## TASK DIRECTIONS:
Quote every line as written. Omit pictures.

## DATA EXCERPT:
____
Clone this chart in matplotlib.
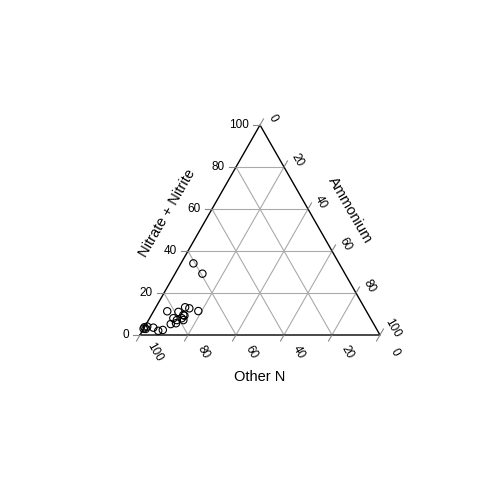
import matplotlib
matplotlib.use("Agg")
import matplotlib.pyplot as plt
import numpy as np

plt.rcParams['font.family'] = ['Liberation Sans', 'DejaVu Sans']

nitrate = [34.1, 29.2, 11.3, 11.0, 13.2, 12.7, 11.4, 9.5, 8.0, 7.1, 8.0, 9.2, 7.1, 5.2, 5.6, 3.5, 2.4, 2.0, 3.7, 2.9, 3.0, 4.0]
ammonium = [5.2, 11.4, 5.7, 10.5, 12.2, 14.2, 18.6, 13.3, 9.9, 11.8, 13.4, 13.9, 14.5, 10.2, 12.2, 3.8, 8.3, 6.6, 0.0, 0.9, 0.0, 1.0]
ticks = [0, 20, 40, 60, 80, 100]

fig = plt.figure(figsize=(4.8, 4.8), dpi=100)
ax = fig.add_axes([0, 0, 1, 1])
ax.set_xlim(0, 480); ax.set_ylim(480, 0); ax.axis('off')

X0, Y0, W, H = 140, 335, 240, 210
def xy(n, a):
    n = np.asarray(n, float); a = np.asarray(a, float)
    return X0 + W * (a + n / 2) / 100, Y0 - H * n / 100

for k in [20, 40, 60, 80]:
    for a, b in [(xy(k, 0), xy(k, 100 - k)), (xy(0, k), xy(100 - k, k)), (xy(0, k), xy(k, 0))]:
        ax.plot([a[0], b[0]], [a[1], b[1]], color='#aaaaaa', lw=0.8)

tri = [xy(0, 0), xy(0, 100), xy(100, 0), xy(0, 0)]
ax.plot([p[0] for p in tri], [p[1] for p in tri], color='black', lw=1)

c60, s60 = 0.5, np.sqrt(3) / 2
fs = 8.5
for t in ticks:
    x, y = xy(t, 0)
    ax.plot([x, x - 7], [y, y], color='#888888', lw=0.8)
    ax.text(x - 11, y, str(t), ha='right', va='center', fontsize=fs)
    x, y = xy(100 - t, t)
    ax.plot([x, x + 7 * c60], [y, y - 7 * s60], color='#888888', lw=0.8)
    ax.text(x + 13, y - 7, str(t), ha='center', va='center', fontsize=fs, rotation=-60)
    x, y = xy(0, 100 - t)
    ax.plot([x, x - 7 * c60], [y, y + 7 * s60], color='#888888', lw=0.8)
    ax.text(x + 15, y + 17, str(t), ha='center', va='center', fontsize=fs, rotation=-60)

ax.text(167, 213, 'Nitrate + Nitrite', rotation=60, ha='center', va='center', fontsize=10.5)
ax.text(350, 210, 'Ammonium', rotation=-60, ha='center', va='center', fontsize=10.5)
ax.text(260, 377, 'Other N', ha='center', va='center', fontsize=10.5)

px, py = xy(nitrate, ammonium)
ax.scatter(px, py, s=28, facecolors='none', edgecolors='black', linewidths=0.8, zorder=3)

fig.savefig('out.png', dpi=100)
____
## TASK OUTPUT:
Clone this chart in matplotlib.
import matplotlib
matplotlib.use("Agg")
import matplotlib.pyplot as plt
import numpy as np

plt.rcParams['font.family'] = ['Liberation Sans', 'DejaVu Sans']

nitrate = [34.1, 29.2, 11.3, 11.0, 13.2, 12.7, 11.4, 9.5, 8.0, 7.1, 8.0, 9.2, 7.1, 5.2, 5.6, 3.5, 2.4, 2.0, 3.7, 2.9, 3.0, 4.0]
ammonium = [5.2, 11.4, 5.7, 10.5, 12.2, 14.2, 18.6, 13.3, 9.9, 11.8, 13.4, 13.9, 14.5, 10.2, 12.2, 3.8, 8.3, 6.6, 0.0, 0.9, 0.0, 1.0]
ticks = [0, 20, 40, 60, 80, 100]

fig = plt.figure(figsize=(4.8, 4.8), dpi=100)
ax = fig.add_axes([0, 0, 1, 1])
ax.set_xlim(0, 480); ax.set_ylim(480, 0); ax.axis('off')

X0, Y0, W, H = 140, 335, 240, 210
def xy(n, a):
    n = np.asarray(n, float); a = np.asarray(a, float)
    return X0 + W * (a + n / 2) / 100, Y0 - H * n / 100

for k in [20, 40, 60, 80]:
    for a, b in [(xy(k, 0), xy(k, 100 - k)), (xy(0, k), xy(100 - k, k)), (xy(0, k), xy(k, 0))]:
        ax.plot([a[0], b[0]], [a[1], b[1]], color='#aaaaaa', lw=0.8)

tri = [xy(0, 0), xy(0, 100), xy(100, 0), xy(0, 0)]
ax.plot([p[0] for p in tri], [p[1] for p in tri], color='black', lw=1)

c60, s60 = 0.5, np.sqrt(3) / 2
fs = 8.5
for t in ticks:
    x, y = xy(t, 0)
    ax.plot([x, x - 7], [y, y], color='#888888', lw=0.8)
    ax.text(x - 11, y, str(t), ha='right', va='center', fontsize=fs)
    x, y = xy(100 - t, t)
    ax.plot([x, x + 7 * c60], [y, y - 7 * s60], color='#888888', lw=0.8)
    ax.text(x + 13, y - 7, str(t), ha='center', va='center', fontsize=fs, rotation=-60)
    x, y = xy(0, 100 - t)
    ax.plot([x, x - 7 * c60], [y, y + 7 * s60], color='#888888', lw=0.8)
    ax.text(x + 15, y + 17, str(t), ha='center', va='center', fontsize=fs, rotation=-60)

ax.text(167, 213, 'Nitrate + Nitrite', rotation=60, ha='center', va='center', fontsize=10.5)
ax.text(350, 210, 'Ammonium', rotation=-60, ha='center', va='center', fontsize=10.5)
ax.text(260, 377, 'Other N', ha='center', va='center', fontsize=10.5)

px, py = xy(nitrate, ammonium)
ax.scatter(px, py, s=28, facecolors='none', edgecolors='black', linewidths=0.8, zorder=3)

fig.savefig('out.png', dpi=100)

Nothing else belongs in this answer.